EXERCISE DIRECTIONS
Working from the top of the listing below, retype each line through the line containing "const chartTitle = 'Demand for New Houses'", both included, with no pictures.

[SUPPLIED INFORMATION start]

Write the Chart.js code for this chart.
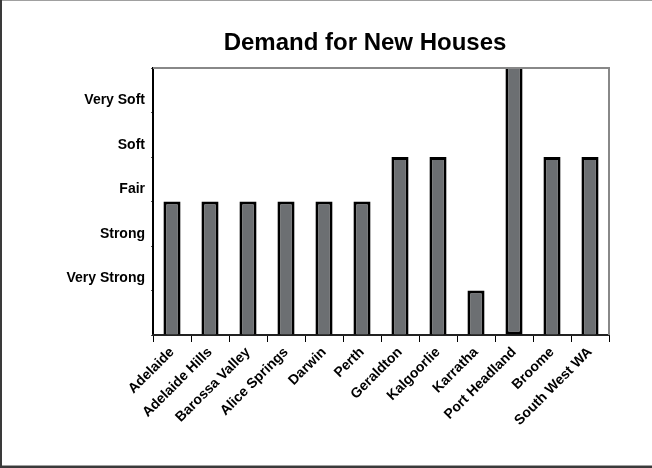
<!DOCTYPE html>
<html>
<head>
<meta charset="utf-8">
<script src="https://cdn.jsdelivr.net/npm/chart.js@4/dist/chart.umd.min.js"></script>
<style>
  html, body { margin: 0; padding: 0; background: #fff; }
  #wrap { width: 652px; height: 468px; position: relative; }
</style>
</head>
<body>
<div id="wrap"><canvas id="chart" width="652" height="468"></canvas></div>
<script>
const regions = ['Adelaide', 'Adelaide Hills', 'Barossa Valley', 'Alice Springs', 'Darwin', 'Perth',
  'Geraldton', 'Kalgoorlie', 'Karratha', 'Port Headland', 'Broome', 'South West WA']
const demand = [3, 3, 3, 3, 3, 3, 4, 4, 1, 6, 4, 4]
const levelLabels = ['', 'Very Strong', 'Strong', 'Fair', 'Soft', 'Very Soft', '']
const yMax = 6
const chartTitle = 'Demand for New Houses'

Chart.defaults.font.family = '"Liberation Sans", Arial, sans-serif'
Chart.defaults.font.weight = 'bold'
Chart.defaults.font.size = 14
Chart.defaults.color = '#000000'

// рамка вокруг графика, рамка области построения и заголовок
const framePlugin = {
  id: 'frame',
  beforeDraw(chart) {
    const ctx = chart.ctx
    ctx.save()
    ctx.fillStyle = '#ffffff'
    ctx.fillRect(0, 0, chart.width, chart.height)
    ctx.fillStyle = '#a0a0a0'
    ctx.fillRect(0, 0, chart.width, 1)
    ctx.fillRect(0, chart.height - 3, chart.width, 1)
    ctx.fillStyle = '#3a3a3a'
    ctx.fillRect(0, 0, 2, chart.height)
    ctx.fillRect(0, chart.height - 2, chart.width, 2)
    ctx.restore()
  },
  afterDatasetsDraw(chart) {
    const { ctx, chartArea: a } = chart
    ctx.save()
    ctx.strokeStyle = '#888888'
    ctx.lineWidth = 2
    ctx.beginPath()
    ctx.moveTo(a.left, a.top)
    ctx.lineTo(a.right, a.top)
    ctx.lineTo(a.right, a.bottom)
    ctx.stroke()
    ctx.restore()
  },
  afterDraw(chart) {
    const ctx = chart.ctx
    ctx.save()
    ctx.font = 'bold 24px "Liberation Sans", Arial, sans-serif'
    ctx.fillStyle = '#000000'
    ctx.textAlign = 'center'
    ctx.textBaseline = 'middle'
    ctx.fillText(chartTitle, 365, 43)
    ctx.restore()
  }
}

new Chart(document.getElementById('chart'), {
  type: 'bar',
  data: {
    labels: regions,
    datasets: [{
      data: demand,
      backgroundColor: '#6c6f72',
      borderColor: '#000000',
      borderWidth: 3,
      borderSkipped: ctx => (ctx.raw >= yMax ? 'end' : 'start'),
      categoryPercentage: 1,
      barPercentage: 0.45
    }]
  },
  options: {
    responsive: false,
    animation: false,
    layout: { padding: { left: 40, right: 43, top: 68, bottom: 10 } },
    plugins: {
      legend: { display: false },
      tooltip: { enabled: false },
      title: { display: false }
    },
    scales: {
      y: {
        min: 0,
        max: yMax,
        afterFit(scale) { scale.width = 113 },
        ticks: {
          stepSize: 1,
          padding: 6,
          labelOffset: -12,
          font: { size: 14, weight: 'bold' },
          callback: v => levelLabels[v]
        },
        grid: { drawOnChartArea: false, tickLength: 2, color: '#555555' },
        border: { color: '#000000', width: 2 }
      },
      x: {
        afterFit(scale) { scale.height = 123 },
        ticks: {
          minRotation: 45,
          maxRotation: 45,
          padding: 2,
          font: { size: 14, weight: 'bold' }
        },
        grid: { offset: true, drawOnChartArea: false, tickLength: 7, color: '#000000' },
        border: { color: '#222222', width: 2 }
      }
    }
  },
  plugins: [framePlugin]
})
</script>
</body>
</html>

[SUPPLIED INFORMATION end]

TASK RESPONSE
Write the Chart.js code for this chart.
<!DOCTYPE html>
<html>
<head>
<meta charset="utf-8">
<script src="https://cdn.jsdelivr.net/npm/chart.js@4/dist/chart.umd.min.js"></script>
<style>
  html, body { margin: 0; padding: 0; background: #fff; }
  #wrap { width: 652px; height: 468px; position: relative; }
</style>
</head>
<body>
<div id="wrap"><canvas id="chart" width="652" height="468"></canvas></div>
<script>
const regions = ['Adelaide', 'Adelaide Hills', 'Barossa Valley', 'Alice Springs', 'Darwin', 'Perth',
  'Geraldton', 'Kalgoorlie', 'Karratha', 'Port Headland', 'Broome', 'South West WA']
const demand = [3, 3, 3, 3, 3, 3, 4, 4, 1, 6, 4, 4]
const levelLabels = ['', 'Very Strong', 'Strong', 'Fair', 'Soft', 'Very Soft', '']
const yMax = 6
const chartTitle = 'Demand for New Houses'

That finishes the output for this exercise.